Fire Alarms are Serious Stuff

We had a fire alarm at work today. Well, it wasn’t really an alarm, it was a false alarm. That meant it was really more of a drill.

I work in a big office building with a few thousand other people. It’s actually like a small city. It’s larger than the town I grew up in.

The standard protocol when the alarm goes off is that everybody is supposed to put down whatever they’re doing and calmly walk toward the exits. Don’t take the elevator on the way down; that would be bad luck. Then we are supposed to congregate in the parking garage across the street and walk around aimlessly until we notice that people are streaming back into the building because, after all, there never was any fire in the first place.

I’ve added a few rules of my own. For one thing, I always take my car keys. And my laptop computer. And I get one last good drink of coffee. (You never know when you’re going to get your next one.)

It’s hard to take these things seriously. If I would hear a big bang or actually see smoke some place, I’d probably be more anxious to get out the door. But as it is, I usually take my time to look around my desk to see if I’m forgetting anything.

We get these things every couple of months or so. They are almost always false alarms. Usually, it’s not a fire; it’s just some maintenance worker standing on a ladder with his head poked into a drop-down ceiling saying to himself, “Hmmm, I wonder where this  wire goes to?” Then “snip” and “tweet-tweet-tweet”.

My first clue today was the attitude of the maintenance people I saw on my way out. I noticed several of them congregating around the alarm command center. Laughing. Oh, well. The rules say to get everybody out of the building first and ask questions later.

Actually, I don’t mind. The very first fire “drill” in this company that I was involved with was a real fire. Really. It happened several years ago, but it changed the way I look at fire alarms.

A bunch of us were working on the 14th floor when the lights dimmed. Then all our computers re-booted. There was a collective “ugh” that went through the office as everybody realized that their work was lost. Then the whole floor went dark. The emergency lights came on.

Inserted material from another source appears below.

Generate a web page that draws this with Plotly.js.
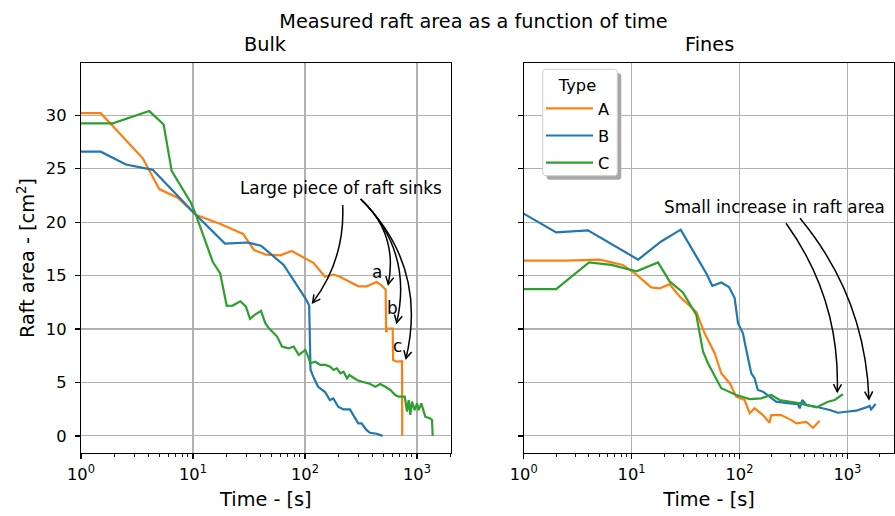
<!DOCTYPE html>
<html><head><meta charset="utf-8">
<script src="https://cdn.plot.ly/plotly-3.0.1.min.js"></script>
<style>html,body{margin:0;padding:0;background:#fff}#chart{width:895px;height:516px}</style>
</head><body><div id="chart"></div>
<script>
// ---------------- data ----------------
const seriesNames = ['A', 'B', 'C'];
const seriesColors = ['#ff7f0e', '#1f77b4', '#2ca02c'];

// Bulk
const bulkA_t = [1, 1.5, 3.55, 5.0, 7.3, 10.6, 17.8, 28, 35, 45, 60, 76, 119, 151, 179, 205, 300, 356, 436, 480, 525, 530, 545, 607, 612, 662, 735, 738];
const bulkA_area = [30.2, 30.2, 26.0, 23.1, 22.3, 20.7, 19.8, 18.9, 17.4, 16.96, 16.9, 17.3, 16.2, 14.9, 15.1, 14.9, 14.0, 14.0, 14.4, 14.1, 13.7, 9.7, 10.05, 10.05, 7.1, 6.95, 7.0, 0];

const bulkB_t = [1, 1.5, 2.52, 4.37, 10.6, 19.3, 30.8, 40.5, 64.5, 82, 100.6, 109, 111, 112, 118.6, 131, 151, 167, 179, 198, 220, 252, 270, 299, 320, 356, 380, 436, 494];
const bulkB_area = [26.6, 26.6, 25.4, 24.9, 20.7, 18.0, 18.1, 17.8, 16.0, 14.3, 12.9, 12.2, 7.0, 6.2, 5.55, 4.6, 4.1, 3.36, 3.5, 2.73, 2.48, 2.48, 1.95, 1.17, 1.17, 0.54, 0.29, 0.2, 0.0];

const bulkC_t = [1, 1.92, 4.07, 5.47, 6.45, 9.6, 10.6, 15.0, 17.5, 20.0, 22.6, 26.5, 29.7, 32.3, 35.3, 40.5, 44.2, 47.4, 56.3, 62.3, 71.5, 79.3, 87.9, 100.7, 106, 111.5, 123.6, 137, 152, 168, 180, 193, 207, 221, 237, 249, 263, 291, 323, 370, 425, 470, 521, 578, 640, 687, 777, 815, 843, 873, 902, 953, 1000, 1035, 1093, 1148, 1186, 1315, 1362, 1380];
const bulkC_area = [29.25, 29.25, 30.4, 29.15, 24.8, 21.8, 20.7, 16.3, 15.2, 12.18, 12.2, 12.6, 12.1, 10.95, 11.3, 11.7, 10.55, 10.1, 9.3, 8.36, 8.2, 8.36, 7.58, 8.05, 7.5, 6.8, 6.94, 6.64, 6.64, 6.48, 6.17, 6.32, 5.86, 6.0, 5.39, 5.7, 5.54, 5.23, 5.07, 4.92, 4.6, 4.86, 4.6, 4.3, 3.83, 3.67, 3.67, 2.27, 3.36, 1.96, 3.2, 2.42, 3.05, 2.42, 3.05, 2.3, 1.8, 1.64, 1.48, 0.0];

// Fines
const finesA_t = [1, 2.48, 5.06, 8.3, 11.1, 15.2, 18.2, 22.5, 27.9, 39.8, 47.5, 58.9, 67.8, 81.2, 93.4, 111.7, 124.4, 138, 165, 190, 197, 244, 302, 336, 416, 480, 554];
const finesA_area = [16.4, 16.4, 16.5, 16.0, 15.1, 13.9, 13.8, 14.2, 13.05, 11.6, 9.6, 7.74, 5.86, 4.93, 3.67, 3.36, 2.11, 2.58, 1.95, 1.23, 1.95, 1.95, 1.48, 1.17, 1.32, 0.76, 1.42];

const finesB_t = [1, 2.0, 3.94, 11.5, 18.8, 28.5, 39.8, 49.3, 56, 67.8, 80, 90.2, 96.9, 107.7, 115.6, 128.6, 138, 148, 165, 190, 219, 292, 348, 361, 382, 416, 515, 686, 818, 977, 1208, 1496, 1610, 1660, 1829];
const finesB_area = [20.8, 19.05, 19.24, 16.5, 18.2, 19.3, 16.8, 15.2, 14.05, 14.36, 13.93, 12.9, 10.55, 9.6, 8.05, 5.86, 5.4, 4.3, 4.14, 3.67, 3.2, 3.05, 2.98, 2.58, 3.36, 2.89, 2.73, 2.42, 2.17, 2.26, 2.36, 2.67, 2.8, 2.48, 2.98];

const finesC_t = [1, 2.0, 4.03, 6.5, 11.1, 17.6, 22.5, 29.9, 39.8, 45.9, 51, 67.8, 93.4, 124, 159, 197, 236, 361, 515, 661, 763, 879, 908];
const finesC_area = [13.74, 13.74, 16.24, 16.0, 15.4, 16.24, 14.46, 13.43, 11.33, 7.9, 6.8, 4.46, 3.83, 3.45, 3.52, 3.83, 3.36, 3.05, 2.67, 3.2, 3.36, 3.83, 3.9];

// tick labels
const majorTickVals = [1, 10, 100, 1000];
const majorTickText = ['10<sup>0</sup>', '10<sup>1</sup>', '10<sup>2</sup>', '10<sup>3</sup>'];
const yTickVals = [0, 5, 10, 15, 20, 25, 30];

// annotation anchors (data coordinates: time, area)
const bulkNoteText = 'Large piece of raft sinks';
const bulkNotePos = [208, 23.2];
const bulkArrowStart1 = [217, 21.6];
const bulkArrowEnd1 = [117, 12.47];
const bulkArrowStart2 = [314, 22.17];
const bulkArrowEnds2 = [[554, 14.19], [659, 10.6], [798, 7.26]];
const bulkLetters = ['a', 'b', 'c'];
const bulkLetterPos = [[444, 15.37], [608, 11.94], [673, 8.44]];
const finesNoteText = 'Small increase in raft area';
const finesNotePos = [209, 21.45];
const finesArrowStarts = [[270, 19.9], [364, 20.37]];
const finesArrowEnds = [[806, 4.14], [1585, 3.45]];

// ---------------- geometry ----------------
const FIG = {w: 895, h: 516, l: 81, r: 0, t: 63, b: 63};
const PW = FIG.w - FIG.l - FIG.r, PH = FIG.h - FIG.t - FIG.b;
const DOM = {bulk: [0, 369.7 / 814], fines: [442.7 / 814, 813.3 / 814]};
const XR = {bulk: [0, 3.301], fines: [0, 3.435]};
const YR = [-1.6, 34.9];
const FONT = 'DejaVu Sans, Verdana, sans-serif';
const FS_TICK = 16.3, FS_NOTE = 16.8, FS_TITLE = 19.3;

function toPx(panel, x, y) {
  const d = DOM[panel], r = XR[panel];
  const px = FIG.l + PW * (d[0] + (d[1] - d[0]) * (Math.log10(x) - r[0]) / (r[1] - r[0]));
  const py = FIG.t + PH * (1 - (y - YR[0]) / (YR[1] - YR[0]));
  return [px, py];
}
function toPaper(px, py) { return [(px - FIG.l) / PW, (FIG.t + PH - py) / PH]; }
function P(px, py) { const p = toPaper(px, py); return p[0].toFixed(5) + ',' + p[1].toFixed(5); }

function curvedArrow(panel, start, end, rad) {
  const [sx, sy] = toPx(panel, start[0], start[1]);
  const [ex, ey] = toPx(panel, end[0], end[1]);
  const mx = (sx + ex) / 2, my = (sy + ey) / 2;
  const cx = mx - rad * (ey - sy), cy = my + rad * (ex - sx);
  let dx = ex - cx, dy = ey - cy; const n = Math.hypot(dx, dy); dx /= n; dy /= n;
  const hl = 7.5, hw = 4;
  const ax = ex - hl * dx - hw * dy, ay = ey - hl * dy + hw * dx;
  const bx = ex - hl * dx + hw * dy, by = ey - hl * dy - hw * dx;
  const style = {type: 'path', xref: 'paper', yref: 'paper', line: {color: 'black', width: 1.5}, layer: 'above'};
  return [
    Object.assign({}, style, {path: `M${P(sx, sy)} Q${P(cx, cy)} ${P(ex, ey)}`}),
    Object.assign({}, style, {path: `M${P(ax, ay)} L${P(ex, ey)} L${P(bx, by)}`})
  ];
}
function textAt(panel, pos, text, size) {
  const [px, py] = toPx(panel, pos[0], pos[1]);
  const p = toPaper(px, py);
  return {xref: 'paper', yref: 'paper', x: p[0], y: p[1], text: text, showarrow: false,
          xanchor: 'center', yanchor: 'middle', font: {family: FONT, size: size, color: 'black'}};
}

// ---------------- traces ----------------
const bulkT = [bulkA_t, bulkB_t, bulkC_t], bulkY = [bulkA_area, bulkB_area, bulkC_area];
const finesT = [finesA_t, finesB_t, finesC_t], finesY = [finesA_area, finesB_area, finesC_area];
const traces = [];
for (let i = 0; i < 3; i++) {
  traces.push({x: bulkT[i], y: bulkY[i], type: 'scatter', mode: 'lines', name: seriesNames[i],
    xaxis: 'x', yaxis: 'y', line: {color: seriesColors[i], width: 2.2}, showlegend: false,
    legendgroup: seriesNames[i], hoverinfo: 'x+y+name'});
}
for (let i = 0; i < 3; i++) {
  traces.push({x: finesT[i], y: finesY[i], type: 'scatter', mode: 'lines', name: seriesNames[i],
    xaxis: 'x2', yaxis: 'y2', line: {color: seriesColors[i], width: 2.2}, showlegend: true,
    legendgroup: seriesNames[i], hoverinfo: 'x+y+name'});
}

// ---------------- axes ----------------
const minorVals = [];
[1, 10, 100, 1000].forEach(d => { for (let k = 2; k <= 9; k++) minorVals.push(k * d); });

function xAxis(panel, anchor) {
  return {type: 'log', range: XR[panel], domain: DOM[panel], anchor: anchor,
    tickmode: 'array', tickvals: majorTickVals, ticktext: majorTickText,
    ticks: 'outside', ticklen: 5, tickwidth: 1.2, tickcolor: 'black',
    minor: {tickmode: 'array', tickvals: minorVals, ticks: 'outside', ticklen: 3, tickwidth: 0.9, tickcolor: 'black', showgrid: false},
    showline: true, linecolor: 'black', linewidth: 1.2, mirror: true,
    showgrid: true, gridcolor: '#b0b0b0', gridwidth: 1.1, zeroline: false,
    tickfont: {family: FONT, size: FS_TICK, color: 'black'}, ticklabelstandoff: 1,
    title: {text: 'Time - [s]', font: {family: FONT, size: FS_TITLE, color: 'black'}, standoff: 9},
    automargin: false};
}
function yAxis(anchor, labels) {
  return {range: YR, domain: [0, 1], anchor: anchor, tickmode: 'array', tickvals: yTickVals,
    showticklabels: labels, ticks: 'outside', ticklen: 5, tickwidth: 1.2, tickcolor: 'black',
    showline: true, linecolor: 'black', linewidth: 1.2, mirror: true,
    showgrid: true, gridcolor: '#b0b0b0', gridwidth: 1.1, zeroline: false,
    tickfont: {family: FONT, size: FS_TICK, color: 'black'}, ticklabelstandoff: 5,
    automargin: false};
}
const yax1 = yAxis('x', true);
yax1.title = {text: 'Raft area - [cm<sup>2</sup>]', font: {family: FONT, size: FS_TITLE, color: 'black'}, standoff: 6};
const yax2 = yAxis('x2', false);
yax2.matches = 'y';

// ---------------- annotations & shapes ----------------
const annotations = [];
const shapes = [];
annotations.push(textAt('bulk', bulkNotePos, bulkNoteText, FS_NOTE));
shapes.push(...curvedArrow('bulk', bulkArrowStart1, bulkArrowEnd1, -0.18));
bulkArrowEnds2.forEach(e => shapes.push(...curvedArrow('bulk', bulkArrowStart2, e, -0.28)));
bulkLetters.forEach((l, i) => annotations.push(textAt('bulk', bulkLetterPos[i], l, FS_NOTE)));
annotations.push(textAt('fines', finesNotePos, finesNoteText, FS_NOTE));
finesArrowStarts.forEach((s, i) => shapes.push(...curvedArrow('fines', s, finesArrowEnds[i], -0.17)));

// subplot titles
[['bulk', 'Bulk'], ['fines', 'Fines']].forEach(([panel, txt]) => {
  const d = DOM[panel];
  annotations.push({xref: 'paper', yref: 'paper', x: (d[0] + d[1]) / 2, y: toPaper(0, 44.5)[1],
    text: txt, showarrow: false, xanchor: 'center', yanchor: 'middle',
    font: {family: FONT, size: FS_TITLE, color: 'black'}});
});

// legend frame (with shadow)
function roundRect(x0, y0, x1, y1, r) {
  return `M${P(x0 + r, y0)} L${P(x1 - r, y0)} Q${P(x1, y0)} ${P(x1, y0 + r)} L${P(x1, y1 - r)} Q${P(x1, y1)} ${P(x1 - r, y1)} L${P(x0 + r, y1)} Q${P(x0, y1)} ${P(x0, y1 - r)} L${P(x0, y0 + r)} Q${P(x0, y0)} ${P(x0 + r, y0)} Z`;
}
const LB = {x0: 542.7, y0: 69.3, x1: 617.3, y1: 175.7};
shapes.push({type: 'path', xref: 'paper', yref: 'paper', layer: 'above',
  path: roundRect(LB.x0 + 4, LB.y0 + 4, LB.x1 + 4, LB.y1 + 4, 3), fillcolor: '#a8a8a8', line: {width: 0}});
shapes.push({type: 'path', xref: 'paper', yref: 'paper', layer: 'above',
  path: roundRect(LB.x0, LB.y0, LB.x1, LB.y1, 3), fillcolor: 'white', line: {color: '#cccccc', width: 1}});

const layout = {
  width: FIG.w, height: FIG.h,
  margin: {l: FIG.l, r: FIG.r, t: FIG.t, b: FIG.b, pad: 0},
  paper_bgcolor: 'white', plot_bgcolor: 'white',
  font: {family: FONT, color: 'black'},
  title: {text: 'Measured raft area as a function of time', font: {family: FONT, size: FS_TITLE, color: 'black'},
    xref: 'paper', x: toPaper(473.5, 0)[0], xanchor: 'center', yref: 'container', y: 1 - 21 / 516, yanchor: 'middle'},
  xaxis: xAxis('bulk', 'y'), yaxis: yax1,
  xaxis2: xAxis('fines', 'y2'), yaxis2: yax2,
  showlegend: true,
  legend: {x: toPaper(541, 0)[0], y: toPaper(0, 70)[1], xanchor: 'left', yanchor: 'top',
    bgcolor: 'rgba(0,0,0,0)', borderwidth: 0, traceorder: 'grouped', tracegroupgap: 3,
    itemwidth: 47,
    font: {family: FONT, size: FS_TICK, color: 'black'},
    title: {text: 'Type', side: 'top center', font: {family: FONT, size: FS_TICK, color: 'black'}}},
  annotations: annotations, shapes: shapes
};
Plotly.newPlot('chart', traces, layout, {displayModeBar: false, staticPlot: true});
</script></body></html>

And a few seconds later, the fire alarm sounded.

The guy I was working with asked me if this was a drill. I said “I dunno, but I’m not going to hang around to find out.”

The stairwell was crammed, but we were all orderly. Concerned, but civil, as we walked down 14 flights.

We all congregated at the base of the building. After a while, we learned that there had been a fire in the main electrical transformer that fed the building. We were not in any danger, but it was going to be many hours before it was going to be fixed so we could all go home.

So I headed for my car. And then I realized where my car keys were. On the 14th floor. And all the elevators were dead.

Two lessons I learned that day: Take every fire drill seriously. Always remember your car keys.

My knees ached as I walked up the fourteen flights. They ached more as I walked back down.

Many years later, two airplanes crashed into the buildings of the World Trade Center. In the few minutes that followed there was a lot of confusion about whether or not to evacuate the buildings. Many people jammed the stairwells going down while others wandered aimlessly wondering what to do. The irony was that the people watching it unfold on the TV news knew better what was going on than the people in the building.

Thousands of lives were saved that day by people that knew to treat every alarm seriously. Get out of the building and ask questions later. Hundreds more may have been saved if everybody had taken that advice.

My guess is that at the end of the day, the last thing that was on everybody’s mind was whether they had remembered their car keys.